Pour être réceptif aux remises en question, 
il faut rester ouvert au changement et ne pas persister 
à croire que ce qui a fonctionné dans 
le passé va continuer à fonctionner. La 
résistance au changement est la réaction 
de défense typique de ceux qui ont peur de la 
remise en question. Ils refusent d'entrer en matière 
de manière sincère ou le font superficiellement 
juste pour faire illusion.  
 Il suffit de lire les journaux (sans occulter les 
cas nombreux mais peu médiatisés, citons 
pour illustrer ce propos quelques exemples classiques: 
ABB, Swissair, Arthur Andersen, Banque Sarasin, Polaroid, 
BCV, etc.) pour constater qu'aucune entreprise n'est 
à l'abri et que les Suisses n'échapperont 
pas à cette réalité du changement. 
La seule question pertinente n'est pas de savoir si 
ce risque existe réellement mais de savoir comment 
s'y préparer.Il n'y a qu'une seule voie : créer 
des organisations prêtes à faire face au 
changement ou mieux encore, à l'anticiper. Il 
existe heureusement des outils pour y parvenir de manière 
structurée car la remise en question tout azimut 
est aussi dommageable que l'absence de remise en question. 

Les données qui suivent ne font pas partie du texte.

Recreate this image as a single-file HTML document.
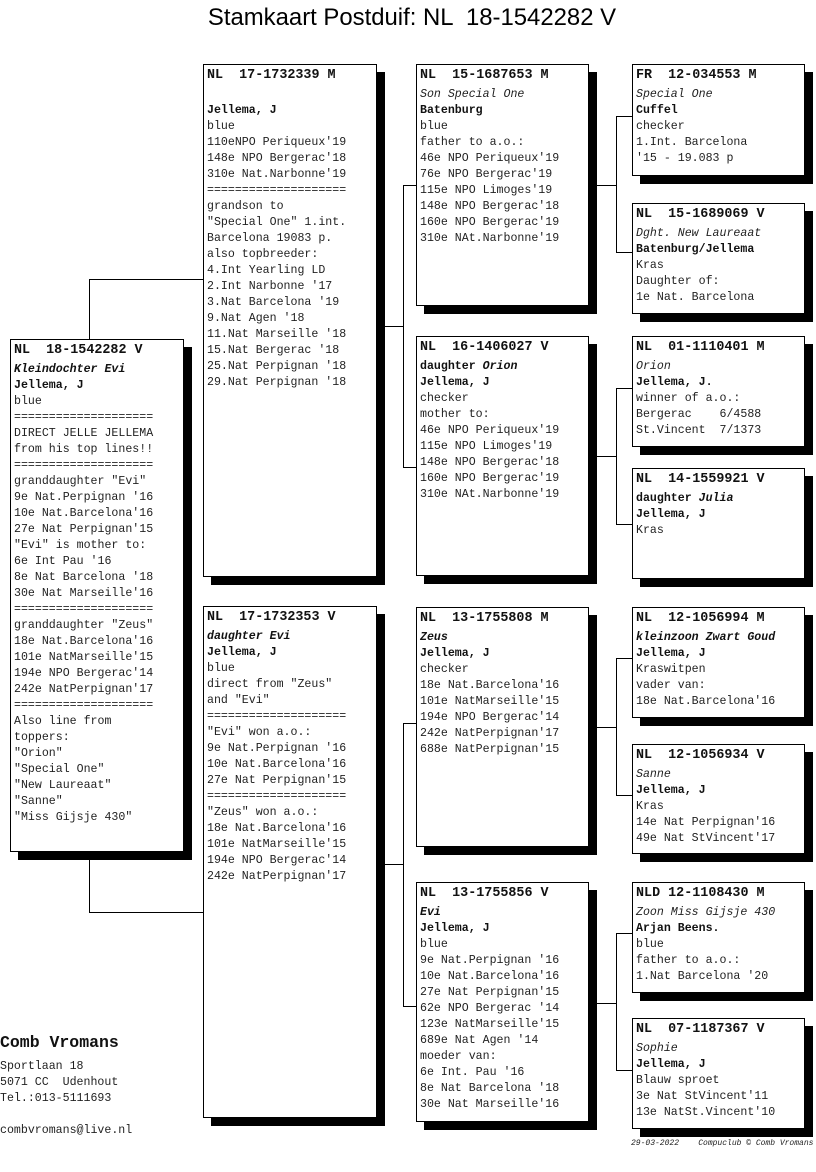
<!DOCTYPE html>
<html><head><meta charset="utf-8"><style>
body{margin:0;width:816px;height:1172px;background:#fff;position:relative;overflow:hidden;font-family:"Liberation Mono",monospace;font-size:11.6px;color:#222}
.b{position:absolute;background:#fff;border:1px solid #000;box-sizing:border-box;box-shadow:8px 8px 0 #000;padding:0 0 0 3px;white-space:pre;line-height:16px}
.b .h{font-weight:bold;font-size:13.4px;line-height:22px;height:22px;color:#111}
.i{font-style:italic}.bd{font-weight:bold;color:#111}
.l{position:absolute;background:#000}
.title{position:absolute;left:0;width:824px;top:4px;text-align:center;font-family:"Liberation Sans",sans-serif;font-size:23.9px;color:#000;white-space:pre}
</style></head><body>
<div class="title">Stamkaart Postduif: NL  18-1542282 V</div>

<!-- connectors -->
<div class="l" style="left:89px;top:279px;width:1px;height:60px"></div>
<div class="l" style="left:89px;top:279px;width:114px;height:1px"></div>
<div class="l" style="left:89px;top:858px;width:1px;height:54px"></div>
<div class="l" style="left:89px;top:912px;width:114px;height:1px"></div>

<div class="l" style="left:385px;top:326px;width:18px;height:1px"></div>
<div class="l" style="left:403px;top:185px;width:1px;height:282px"></div>
<div class="l" style="left:403px;top:185px;width:13px;height:1px"></div>
<div class="l" style="left:403px;top:467px;width:13px;height:1px"></div>
<div class="l" style="left:385px;top:864px;width:18px;height:1px"></div>
<div class="l" style="left:403px;top:723px;width:1px;height:283px"></div>
<div class="l" style="left:403px;top:723px;width:13px;height:1px"></div>
<div class="l" style="left:403px;top:1006px;width:13px;height:1px"></div>

<div class="l" style="left:597px;top:185px;width:19px;height:1px"></div>
<div class="l" style="left:616px;top:116px;width:1px;height:136px"></div>
<div class="l" style="left:616px;top:116px;width:16px;height:1px"></div>
<div class="l" style="left:616px;top:252px;width:16px;height:1px"></div>
<div class="l" style="left:597px;top:456px;width:19px;height:1px"></div>
<div class="l" style="left:616px;top:388px;width:1px;height:136px"></div>
<div class="l" style="left:616px;top:388px;width:16px;height:1px"></div>
<div class="l" style="left:616px;top:524px;width:16px;height:1px"></div>
<div class="l" style="left:597px;top:727px;width:19px;height:1px"></div>
<div class="l" style="left:616px;top:658px;width:1px;height:137px"></div>
<div class="l" style="left:616px;top:658px;width:16px;height:1px"></div>
<div class="l" style="left:616px;top:795px;width:16px;height:1px"></div>
<div class="l" style="left:597px;top:1003px;width:19px;height:1px"></div>
<div class="l" style="left:616px;top:933px;width:1px;height:137px"></div>
<div class="l" style="left:616px;top:933px;width:16px;height:1px"></div>
<div class="l" style="left:616px;top:1070px;width:16px;height:1px"></div>

<!-- root -->
<div class="b" style="left:10px;top:339px;width:174px;height:513px"><div class="h">NL  18-1542282 V</div><div class="bd i">Kleindochter Evi</div><div class="bd">Jellema, J</div>blue
====================
DIRECT JELLE JELLEMA
from his top lines!!
====================
granddaughter "Evi"
9e Nat.Perpignan '16
10e Nat.Barcelona'16
27e Nat Perpignan'15
"Evi" is mother to:
6e Int Pau '16
8e Nat Barcelona '18
30e Nat Marseille'16
====================
granddaughter "Zeus"
18e Nat.Barcelona'16
101e NatMarseille'15
194e NPO Bergerac'14
242e NatPerpignan'17
====================
Also line from
toppers:
"Orion"
"Special One"
"New Laureaat"
"Sanne"
"Miss Gijsje 430"</div>

<!-- gen1 -->
<div class="b" style="left:203px;top:64px;width:174px;height:513px"><div class="h">NL  17-1732339 M</div>
<div class="bd">Jellema, J</div>blue
110eNPO Periqueux'19
148e NPO Bergerac'18
310e Nat.Narbonne'19
====================
grandson to
"Special One" 1.int.
Barcelona 19083 p.
also topbreeder:
4.Int Yearling LD
2.Int Narbonne '17
3.Nat Barcelona '19
9.Nat Agen '18
11.Nat Marseille '18
15.Nat Bergerac '18
25.Nat Perpignan '18
29.Nat Perpignan '18</div>

<div class="b" style="left:203px;top:606px;width:174px;height:512px"><div class="h">NL  17-1732353 V</div><div class="bd"><span class="i">daughter Evi</span></div><div class="bd">Jellema, J</div>blue
direct from "Zeus"
and "Evi"
====================
"Evi" won a.o.:
9e Nat.Perpignan '16
10e Nat.Barcelona'16
27e Nat Perpignan'15
====================
"Zeus" won a.o.:
18e Nat.Barcelona'16
101e NatMarseille'15
194e NPO Bergerac'14
242e NatPerpignan'17</div>

<!-- gen2 -->
<div class="b" style="left:416px;top:64px;width:173px;height:242px"><div class="h">NL  15-1687653 M</div><div class="i">Son Special One</div><div class="bd">Batenburg</div>blue
father to a.o.:
46e NPO Periqueux'19
76e NPO Bergerac'19
115e NPO Limoges'19
148e NPO Bergerac'18
160e NPO Bergerac'19
310e NAt.Narbonne'19</div>

<div class="b" style="left:416px;top:336px;width:173px;height:240px"><div class="h">NL  16-1406027 V</div><div class="bd">daughter <span class="i">Orion</span></div><div class="bd">Jellema, J</div>checker
mother to:
46e NPO Periqueux'19
115e NPO Limoges'19
148e NPO Bergerac'18
160e NPO Bergerac'19
310e NAt.Narbonne'19</div>

<div class="b" style="left:416px;top:607px;width:173px;height:240px"><div class="h">NL  13-1755808 M</div><div class="bd i">Zeus</div><div class="bd">Jellema, J</div>checker
18e Nat.Barcelona'16
101e NatMarseille'15
194e NPO Bergerac'14
242e NatPerpignan'17
688e NatPerpignan'15</div>

<div class="b" style="left:416px;top:882px;width:173px;height:240px"><div class="h">NL  13-1755856 V</div><div class="bd i">Evi</div><div class="bd">Jellema, J</div>blue
9e Nat.Perpignan '16
10e Nat.Barcelona'16
27e Nat Perpignan'15
62e NPO Bergerac '14
123e NatMarseille'15
689e Nat Agen '14
moeder van:
6e Int. Pau '16
8e Nat Barcelona '18
30e Nat Marseille'16</div>

<!-- gen3 -->
<div class="b" style="left:632px;top:64px;width:173px;height:112px"><div class="h">FR  12-034553 M</div><div class="i">Special One</div><div class="bd">Cuffel</div>checker
1.Int. Barcelona
'15 - 19.083 p</div>
<div class="b" style="left:632px;top:203px;width:173px;height:111px"><div class="h">NL  15-1689069 V</div><div class="i">Dght. New Laureaat</div><div class="bd">Batenburg/Jellema</div>Kras
Daughter of:
1e Nat. Barcelona</div>
<div class="b" style="left:632px;top:336px;width:173px;height:111px"><div class="h">NL  01-1110401 M</div><div class="i">Orion</div><div class="bd">Jellema, J.</div>winner of a.o.:
Bergerac    6/4588
St.Vincent  7/1373</div>
<div class="b" style="left:632px;top:468px;width:173px;height:111px"><div class="h">NL  14-1559921 V</div><div class="bd">daughter <span class="i">Julia</span></div><div class="bd">Jellema, J</div>Kras</div>
<div class="b" style="left:632px;top:607px;width:173px;height:111px"><div class="h">NL  12-1056994 M</div><div class="bd i">kleinzoon Zwart Goud</div><div class="bd">Jellema, J</div>Kraswitpen
vader van:
18e Nat.Barcelona'16</div>
<div class="b" style="left:632px;top:744px;width:173px;height:110px"><div class="h">NL  12-1056934 V</div><div class="i">Sanne</div><div class="bd">Jellema, J</div>Kras
14e Nat Perpignan'16
49e Nat StVincent'17</div>
<div class="b" style="left:632px;top:882px;width:173px;height:111px"><div class="h">NLD 12-1108430 M</div><div class="i">Zoon Miss Gijsje 430</div><div class="bd">Arjan Beens.</div>blue
father to a.o.:
1.Nat Barcelona '20</div>
<div class="b" style="left:632px;top:1018px;width:173px;height:111px"><div class="h">NL  07-1187367 V</div><div class="i">Sophie</div><div class="bd">Jellema, J</div>Blauw sproet
3e Nat StVincent'11
13e NatSt.Vincent'10</div>

<!-- footer -->
<div style="position:absolute;left:0;top:1033px;font-weight:bold;font-size:16.5px;color:#111">Comb Vromans</div>
<div style="position:absolute;left:0;top:1059px;line-height:16px;white-space:pre">Sportlaan 18
5071 CC  Udenhout
Tel.:013-5111693

combvromans@live.nl</div>
<div style="position:absolute;left:631px;top:1139px;font-size:8px;font-style:italic;white-space:pre">29-03-2022    Compuclub © Comb Vromans</div>
</body></html>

Ces méthodes font appel à l'intelligence 
des collaborateurs en les impliquant et les motivant. 
C'est la maîtrise, au sein de l'entreprise, de 
l'art de la remise en question, autrement dit d'innover, 
qui va faire la différence entre les survivants 
victorieux et les laissés-pour-compte. Dans un 
environnement aussi dynamique que celui que nous connaissons, 
s'appuyer sur l'intelligence des collaborateurs est 
donc une nécessité impérative, 
tant pour les entreprises que pour les administrations. 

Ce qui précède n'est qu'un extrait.